The Paxton Boys massacre of the Conestogas and subsequent march on Philadelphia was the first in a series of frontier rebellions that aimed to challenge these imperial regulations in the decades before the American Revolution. A few months after Masons venture to Lancaster, another group of colonists calling themselves the Black Boys launched a raid on a British fort near Fort Pitt, one of the most audacious attacks on imperial authority in colonial America. Three years later, another mobilization occurred to defend Frederick Stump, a man arrested for murdering a group of Indians in an attack eerily reminiscent of the Paxton Boys.
These colonial protests against their government in the 1760s were just as important to the coming of the American Revolution as such better-known urban revolts as the Stamp Act protests and Boston Tea Party. But the cause of the western discontent was far different from that of easterners. More than a decade of living on the frontlines of war transformed the worldview of colonists on the edges of Great Britains North American Empire. During the Seven Years War, the countryside they inhabited, once renowned for its peace and prosperity, turned into what was increasingly called a frontier country, an important description they had not used previously. During and after the war, people in western regions that had been called the back parts or back counties before the fighting began to refer to themselves as a frontier people who lived in frontier counties. Many wrote about the traumatic process of becoming a frontier, an event marked by profound fear, utter desperation, and an abiding hatred for those that caused these feelings. These self-described frontier people were civilians who had turned into unwilling combatants, and they looked to their government for the military protection they believed they deserved.

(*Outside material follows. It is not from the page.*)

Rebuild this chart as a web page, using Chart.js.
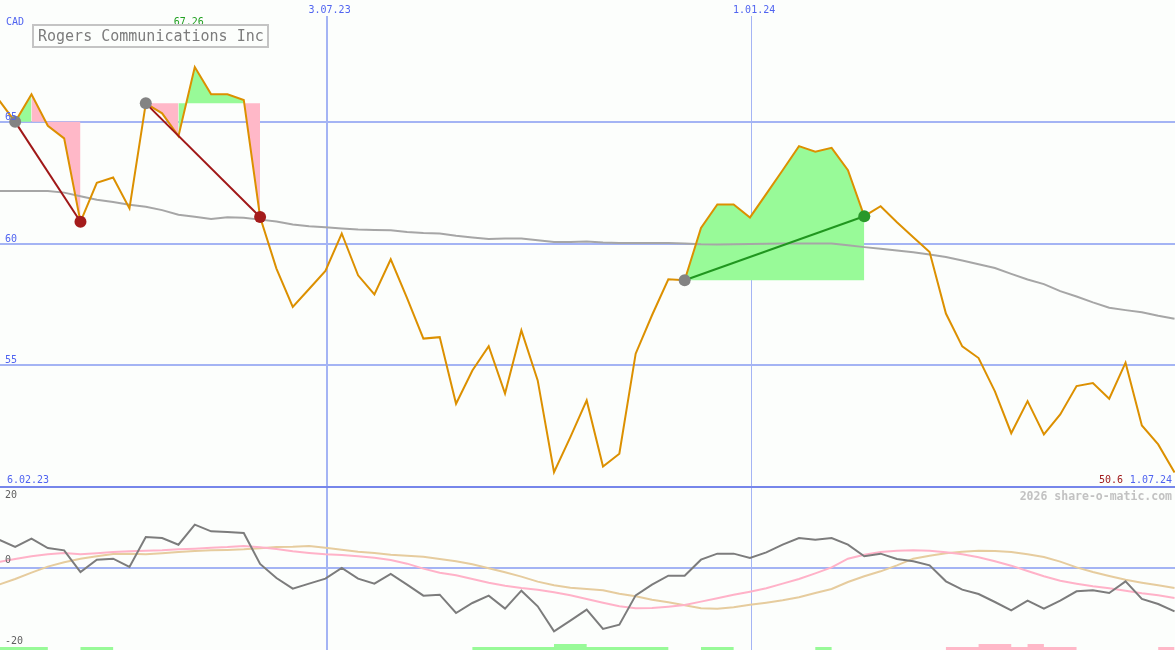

When the government failed them, they looked to themselves and their neighbors for security. The perception of being a people ignored by their governments lingered after peace in 1763 and animated their actions in the years before independence.

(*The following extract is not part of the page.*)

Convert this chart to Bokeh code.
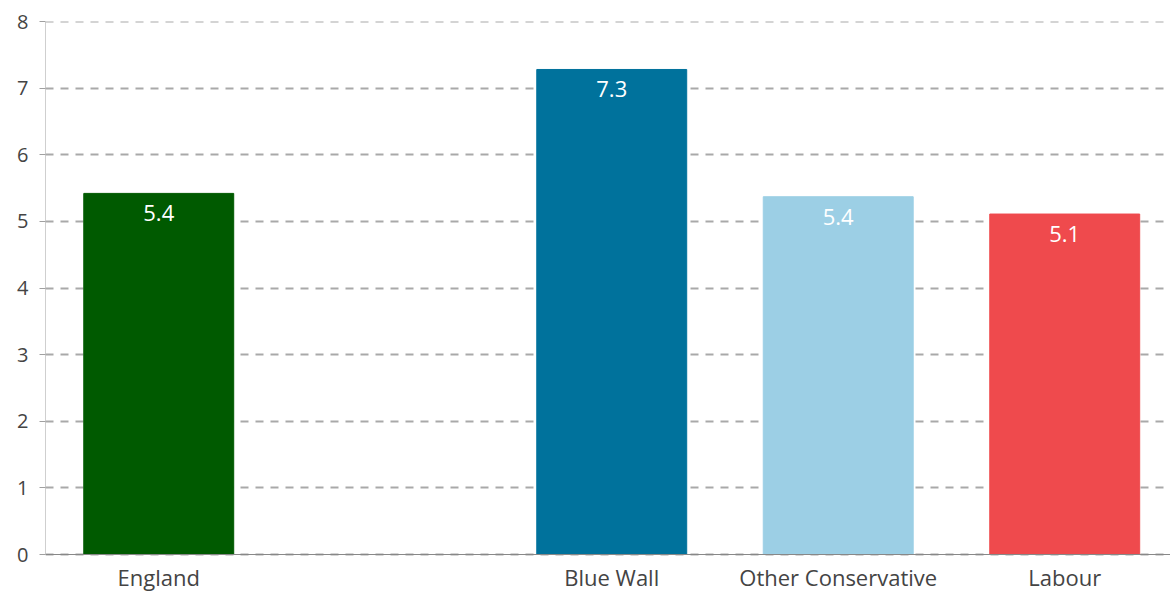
from bokeh.plotting import figure
from bokeh.models import ColumnDataSource, FixedTicker, Range1d, Span
from bokeh.embed import file_html
from bokeh.resources import INLINE
from bokeh.core.properties import value

categories = ["England", "", "Blue Wall", "Other Conservative", "Labour"]
values = [5.42, None, 7.28, 5.37, 5.11]
labels = ["5.4", "", "7.3", "5.4", "5.1"]
colors = ["#005a00", "#ffffff", "#00729c", "#9ccfe5", "#ef4a4d"]
y_ticks = list(range(0, 9))

FONT = "Open Sans"
GRID = "#a9a9a9"

# layout: value axis spans 533 px for 0..8; keep 38 px below zero for category labels
Y_MAX = 8
PX_PER_UNIT = 533 / Y_MAX
Y_MIN = -38 / PX_PER_UNIT
X_START, X_END = -0.5, 4.467

xs = [i for i, v in enumerate(values) if v is not None]
src = ColumnDataSource(dict(
    x=xs,
    top=[values[i] for i in xs],
    base=[0 for _ in xs],
    label=[labels[i] for i in xs],
    cat=[categories[i] for i in xs],
    color=[colors[i] for i in xs],
))

p = figure(width=1170, height=592, output_backend="svg", toolbar_location=None,
           x_range=Range1d(X_START, X_END), y_range=Range1d(Y_MIN, Y_MAX),
           min_border_left=45, min_border_right=0, min_border_top=21, min_border_bottom=0)
p.outline_line_color = None
p.background_fill_color = "white"

p.add_layout(Span(location=Y_MAX, dimension="width", line_color=GRID,
                  line_width=2, line_dash="8 7"))

p.xgrid.grid_line_color = None
p.ygrid.grid_line_color = GRID
p.ygrid.grid_line_width = 2
p.ygrid.grid_line_dash = "8 7"

p.vbar(x="x", top="top", width=0.662, color="color", source=src)
p.text(x="x", y="top", text="label", source=src, text_color="white",
       text_font=value(FONT), text_font_size="22px", text_align="center",
       text_baseline="alphabetic", y_offset=20)

# category labels below the zero line
p.text(x="x", y="base", text="cat", source=src, text_color="#444444",
       text_font=value(FONT), text_font_size="22px", text_align="center",
       text_baseline="alphabetic", y_offset=22)

# axis lines
p.add_layout(Span(location=0, dimension="width", line_color="#888888", line_width=1))
p.segment(x0=[X_START], y0=[0], x1=[X_START], y1=[Y_MAX], line_color="#a0a0a0", line_width=1)

p.xaxis.visible = False

p.yaxis.ticker = FixedTicker(ticks=y_ticks)
p.yaxis.axis_line_color = None
p.yaxis.major_tick_line_color = "#a0a0a0"
p.yaxis.major_tick_out = 6
p.yaxis.major_tick_in = 0
p.yaxis.minor_tick_line_color = None
p.yaxis.major_label_text_font = FONT
p.yaxis.major_label_text_font_size = "20px"
p.yaxis.major_label_text_color = "#444444"
p.yaxis.major_label_standoff = 11

open("out.html", "w").write(file_html(p, INLINE))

When Mason fell into the company of Samuel Smith after investigating the Paxton Boys, he stumbled upon the second problem of imperial governance: establishing political borders in the empire. Masons lack of awareness of the border war that led to his current appointment suggests that few people outside of these contested areas were familiar with this type of intercolonial strife. For those living in the British Empires North American holdings, however, border conflicts between colonies were a common occurrence. From New Hampshire to the Carolinas, boundary controversies were a regular part of governing. Indeed, Smith and other combatants regaled visitors with stories of colonial conflicts decades after they occurred because they still mattered to colonists at the time, many of whom lived in similarly unstable areas.